In the late 1920s, USS Widgeon was assigned to Pearl Harbor. In 1926, she underwent extensive alterations to make her better equipped for submarine rescue. Ten years later, on January 22, 1936, she was redesignated as ASR-1. The next five years were relatively quiet, but that would come to an sudden end on December 7, 1941.

USS Widgeon and the Attack on Pearl Harbor

Explosion of USS Arizona (BB-39)

Explosion of USS Arizona (BB-39)

On the morning of December 7, a quiet Sunday, USS Widgeon was stationed at the Pearl Harbor naval base, berthed near the submarine base. Crewmen grabbed rifles and machine guns and fired on the incoming attackers. Although their fire didn’t result in any downed Japanese aircraft, Widgeon did survive the two-hour attack undamaged.

After the attack ended, Widgeon’s crew raced to Ford Island to help with salvaging the capsized USS Oklahoma (BB-37). As she approached Battleship Row, her crew began to comprehend the immense damage that had been done. The water was slick with burning oil from USS Arizona (BB-39). In order to prevent further damage to the nearby USS Tennessee (BB-43) and USS West Virginia (BB-48), Widgeon first focused on fighting back the raging fires.

In the months that followed, Widgeon returned to the Pacific Fleet submarines, taking part in training exercises and other drills.
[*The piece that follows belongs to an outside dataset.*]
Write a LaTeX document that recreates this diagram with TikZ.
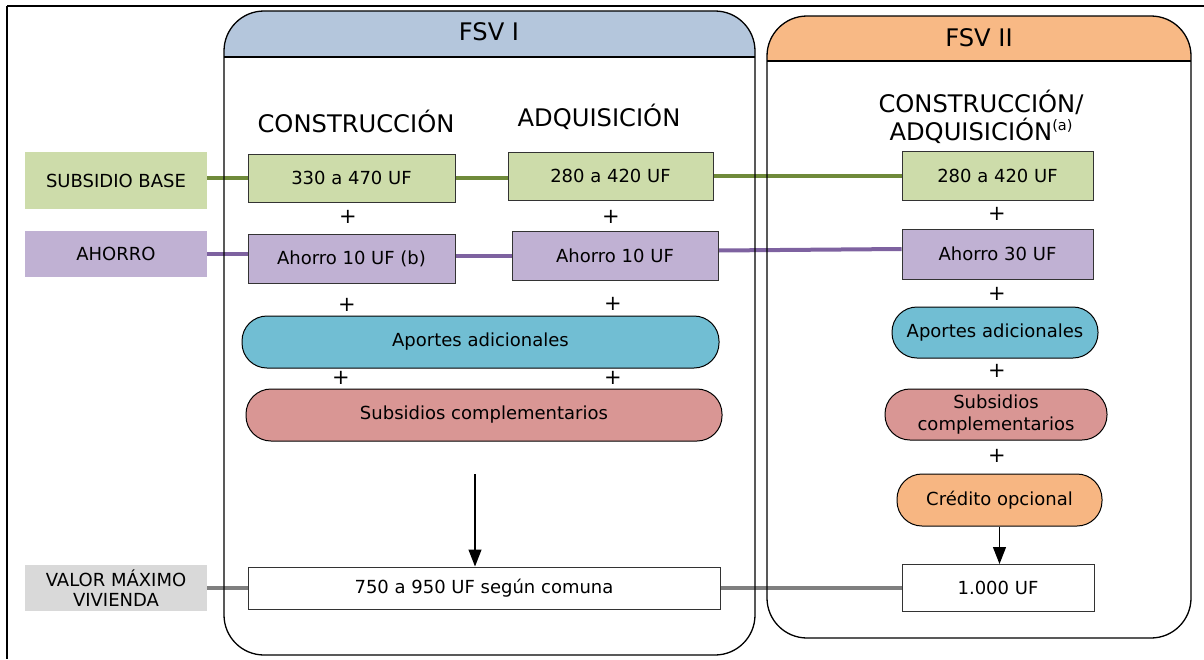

USS Widgeon (ASR-1) in 1943

USS Widgeon (ASR-1) in 1943

In September of 1943, USS Widgeon was assigned to San Diego to serve as a torpedo recovery and submarine rescue ship. In the spring of 1944, she returned to Pearl Harbor where she operated as a submarine rescue vessel around Hawaii. Widgeon remained in Hawaii through the end of the war.

After the War

With the War in the Pacific over, USS Widgeon joined a salvage unit of Joint Task Force 1 to support the Bikini Atoll atomic bomb tests. Widgeon was decommissioned in February, 1947, and struck from the Naval Vessel Register on December 23 of that year.